Co-law paper @ 2pm later..
Tax Planning @ 9am tmr.. (sigh.. i'm still only halfway there)
Ethics @ 2.30pm on fri.. (haven't even touch ethics)
can't wait for fri, 5.30pm to come..
looking forward to
HK trip..
many many Christmas presents..
New Year..
meeting up wif friends (the pianist whose already in town =D.. san whose coming back on new year's eve.. n my sec sch clique.. KM, XL, PS who will be returning in Jan.. boy.. i miss you all!!)
ok.. enough of blogging.. gg back to accompany Walter Woon le.. he's still waiting for me =p
Sunday, November 26, 2006
i guess i've learnt a lesson today..
don't just listen to one side of the story.. there's always 2 sides to a coin..
but then again.. i won't know who's lying and who's not.. but ok lor.. i should trust the person that i knew longer.. n hopefully he (yes, u!) don't let me down.. whahaha
my initial entry for the day was supposed to be:
"Ignorance is bliss. Act blur, be blur --> that's the way to go."

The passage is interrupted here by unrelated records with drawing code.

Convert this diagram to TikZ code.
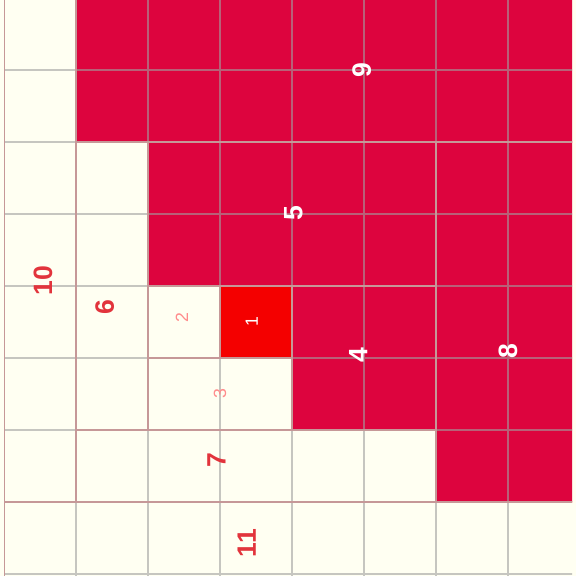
\documentclass[tikz,border=0pt]{standalone}
\usepackage{fontspec}
\setmainfont{Liberation Sans}
\usetikzlibrary{positioning}
\definecolor{crimson}{HTML}{DD043E}
\definecolor{purered}{HTML}{F40000}
\definecolor{ivory}{HTML}{FFFFF2}
\definecolor{labred}{HTML}{E2343C}
\definecolor{gridgray}{HTML}{A0A0A0}

\begin{document}
\begin{tikzpicture}[
  sqline/.style={draw=red!45,line width=0.5pt},
  gridline/.style={draw=gridgray,line width=0.6pt,opacity=0.6},
  biglab/.style={rotate=90,inner sep=0pt,font=\fontsize{10.5}{10.5}\selectfont\bfseries},
  smalllab/.style={rotate=90,inner sep=0pt,font=\fontsize{7}{7}\selectfont},
]
  \useasboundingbox (-0.0556,-0.0278) rectangle (7.944,7.972);
  \fill[ivory] (-0.0556,-0.0278) rectangle (7.944,7.972);

  \begin{scope}
    \clip (0,-0.0278) rectangle (7.889,7.972);
    % squares of the spiral
    \foreach \xa/\ya/\xb/\yb/\col in {
        1/6/8/8.2/crimson,   0/1/1/8.2/ivory,
        2/4/6/6/crimson,     6/1/8/6/crimson,
        1/2/2/6/ivory,       2/3/3/4/ivory,
        3/3/4/4/purered,     4/2/6/4/crimson,
        2/2/4/3/ivory,       1/1/6/2/ivory,
        0/-0.2/8/1/ivory}
      \filldraw[sqline,fill=\col] (\xa,\ya) rectangle (\xb,\yb);
    % unit grid on top
    \draw[gridline] (-1,-1) grid (9,9);
  \end{scope}

  % labels
  \node[biglab,text=white]  (l9)  at (4.97,7.00) {9};
  \node[biglab,text=white]  (l5)  at (4.02,5.01) {5};
  \node[biglab,text=white]  (l4)  at (4.92,3.04) {4};
  \node[biglab,text=white]  (l8)  at (7.00,3.09) {8};
  \node[biglab,text=labred] (l10) at (0.54,4.07) {10};
  \node[biglab,text=labred] (l6)  at (1.40,3.70) {6};
  \node[biglab,text=labred] (l7)  at (2.95,1.58) {7};
  \node[biglab,text=labred] (l11) at (3.37,0.43) {11};
  \node[smalllab,text=red!45]  (l2) at (2.47,3.56) {2};
  \node[smalllab,text=red!45]  (l3) at (3.00,2.50) {3};
  \node[smalllab,text=white]   (l1) at (3.44,3.50) {1};
\end{tikzpicture}
\end{document}
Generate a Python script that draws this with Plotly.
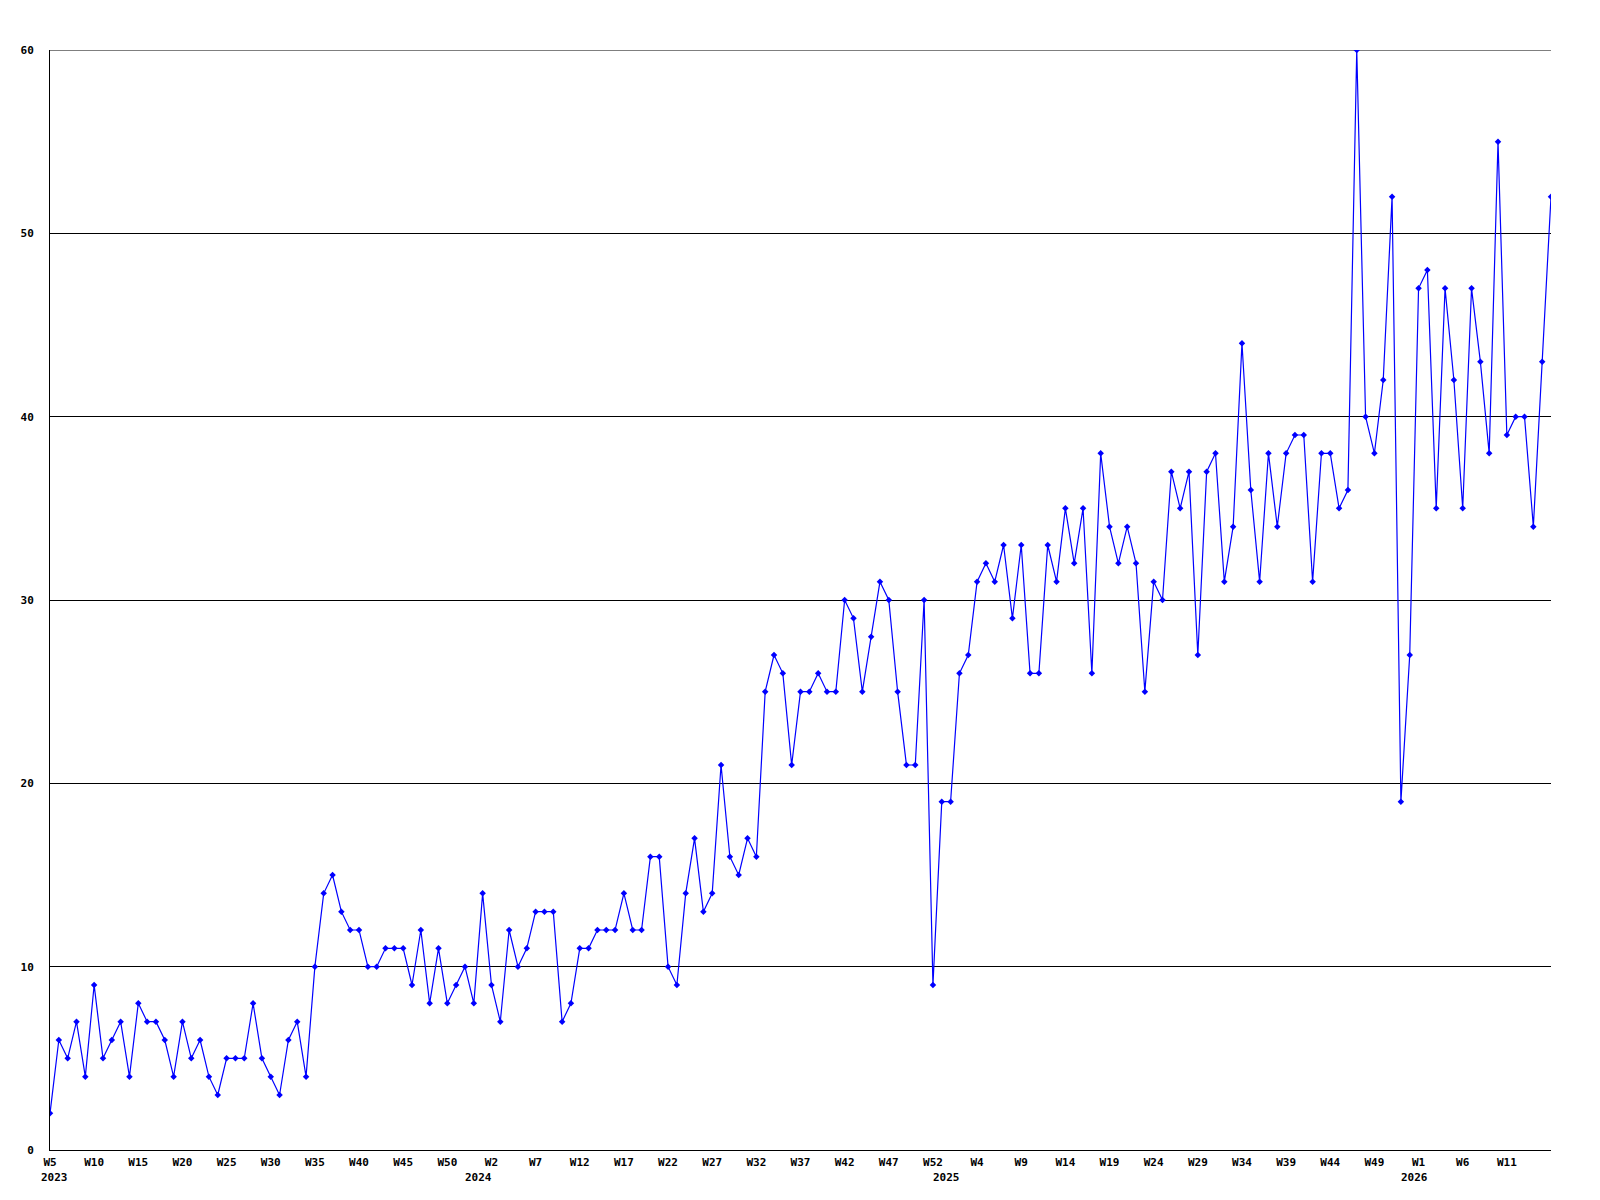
import plotly.graph_objects as go

# Weekly counts, split by year (week numbering starts at W0 for each new year)
weeks_2023 = list(range(5, 53))
values_2023 = [2, 6, 5, 7, 4, 9, 5, 6, 7, 4,
               8, 7, 7, 6, 4, 7, 5, 6, 4, 3,
               5, 5, 5, 8, 5, 4, 3, 6, 7, 4,
               10, 14, 15, 13, 12, 12, 10, 10, 11, 11,
               11, 9, 12, 8, 11, 8, 9, 10]
weeks_2024 = list(range(0, 53))
values_2024 = [8, 14,
               9, 7, 12, 10, 11, 13, 13, 13, 7, 8,
               11, 11, 12, 12, 12, 14, 12, 12, 16, 16,
               10, 9, 14, 17, 13, 14, 21, 16, 15, 17,
               16, 25, 27, 26, 21, 25, 25, 26, 25, 25,
               30, 29, 25, 28, 31, 30, 25, 21, 21, 30,
               9]
weeks_2025 = list(range(0, 53))
values_2025 = [19, 19, 26, 27, 31, 32, 31, 33, 29,
               33, 26, 26, 33, 31, 35, 32, 35, 26, 38,
               34, 32, 34, 32, 25, 31, 30, 37, 35, 37,
               27, 37, 38, 31, 34, 44, 36, 31, 38, 34,
               38, 39, 39, 31, 38, 38, 35, 36, 60, 40,
               38, 42, 52, 19]
weeks_2026 = list(range(0, 17))
values_2026 = [27, 47, 48, 35, 47, 42, 35, 47, 43, 38,
               55, 39, 40, 40, 34, 43, 52]

years = ["2023", "2024", "2025", "2026"]
tick_labels = ["W5", "W10", "W15", "W20", "W25", "W30", "W35", "W40", "W45", "W50",
               "W2", "W7", "W12", "W17", "W22", "W27", "W32", "W37", "W42", "W47", "W52",
               "W4", "W9", "W14", "W19", "W24", "W29", "W34", "W39", "W44", "W49",
               "W1", "W6", "W11"]
y_ticks = [0, 10, 20, 30, 40, 50, 60]

values = values_2023 + values_2024 + values_2025 + values_2026
x = list(range(len(values)))
tick_vals = [i * 5 for i in range(len(tick_labels))]
year_starts = [0, len(values_2023), len(values_2023) + len(values_2024),
               len(values_2023) + len(values_2024) + len(values_2025)]

BLUE = "#0000ff"
FONT = dict(family="DejaVu Sans Mono", size=11, color="black", weight="bold")

fig = go.Figure()
fig.add_trace(go.Scatter(
    x=x, y=values, mode="lines+markers",
    line=dict(color=BLUE, width=1.2),
    marker=dict(symbol="diamond", size=5, color=BLUE, line=dict(width=0)),
    cliponaxis=True, showlegend=False,
))

for yr, pos in zip(years, year_starts):
    fig.add_annotation(x=pos, y=0, xref="x", yref="paper", text=yr,
                       showarrow=False, xanchor="left", yanchor="top",
                       xshift=-11, yshift=-19, font=FONT)

# top gridline (Plotly skips gridlines lying on the plot edge)
fig.add_shape(type="line", xref="paper", x0=0, x1=1, yref="y",
              y0=y_ticks[-1], y1=y_ticks[-1],
              line=dict(color="black", width=1), layer="below")

fig.update_layout(
    width=1600, height=1200,
    margin=dict(l=42, r=57, t=42, b=58, autoexpand=False),
    plot_bgcolor="white", paper_bgcolor="white",
    xaxis=dict(range=[0, len(values) - 1], tickmode="array", tickvals=tick_vals,
               ticktext=tick_labels, showgrid=False, zeroline=False,
               showline=True, linecolor="black", linewidth=1,
               ticks="", tickfont=FONT, ticklabelstandoff=2, automargin=False),
    yaxis=dict(range=[0, 60], tickmode="array", tickvals=y_ticks,
               showgrid=True, gridcolor="black", gridwidth=1, zeroline=False,
               showline=True, linecolor="black", linewidth=1,
               ticks="", tickfont=FONT, ticklabelstandoff=13, automargin=False),
)

fig.write_html("out.html")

was feeling confused just now.. it's like within a short time of 30min, i suddenly felt very distanced from someone whom i tot i were pretty close to.. as if i've nv knew that person at all.. but i'm glad that everything had been sort out..
**note that names had not been mentioned.. =D
5 more torturing days before the conclusion of this semester..
35 more days before we welcome the new year..
i'm looking forward to a better new year ahead..
this year had been.......... kinda of lousy...
my only hope for this year is to get a more decent results..
Saturday, November 18, 2006
i dun like today... today as in TODAY!!!
today, 6 years ago was...... nvm.. shouldn't even be mentioned..
--> y am i so affected this year?? i tot i was fine last year.. 2 years had past.. so wat's the feeling i'm experiencing now.. wat's the problem with me now?? even i oso dun understand myself.. ='(
damn... got to study!!! but... can't concentrate!! feeling down.. 3 hours had past.. n i'm still on the first chapter.. quiz will be on tue!! argh!! =(
Tuesday, November 07, 2006
sad, bitter, blue, dejected, depressed, despairing, down, gloomy, glum, grief-stricken, heartbroken, low-spirited, melancholy, mournful, sorrowful --> words that are closed to my heart now
gone wif the wind is my 3mth old phone...
gone with it are smses which I'd treasured very much..
smses that cheered me on..
smses that kept me going..
smses that I could never get back again..
gone are also my precious contacts..
contacts of whom I had not met for ages..
contacts of whom I may not contact ever again..
Thursday, November 02, 2006
once again, was on an emotion rollercoaster ride. currently it had just came to a stop. wonder when will the rollercoaster takes off again. (twin must be thinking.. omg.. this woman use analogy again)
life is never a bed of roses.. but now i'd landed myself in a bed of thorns.. ouch!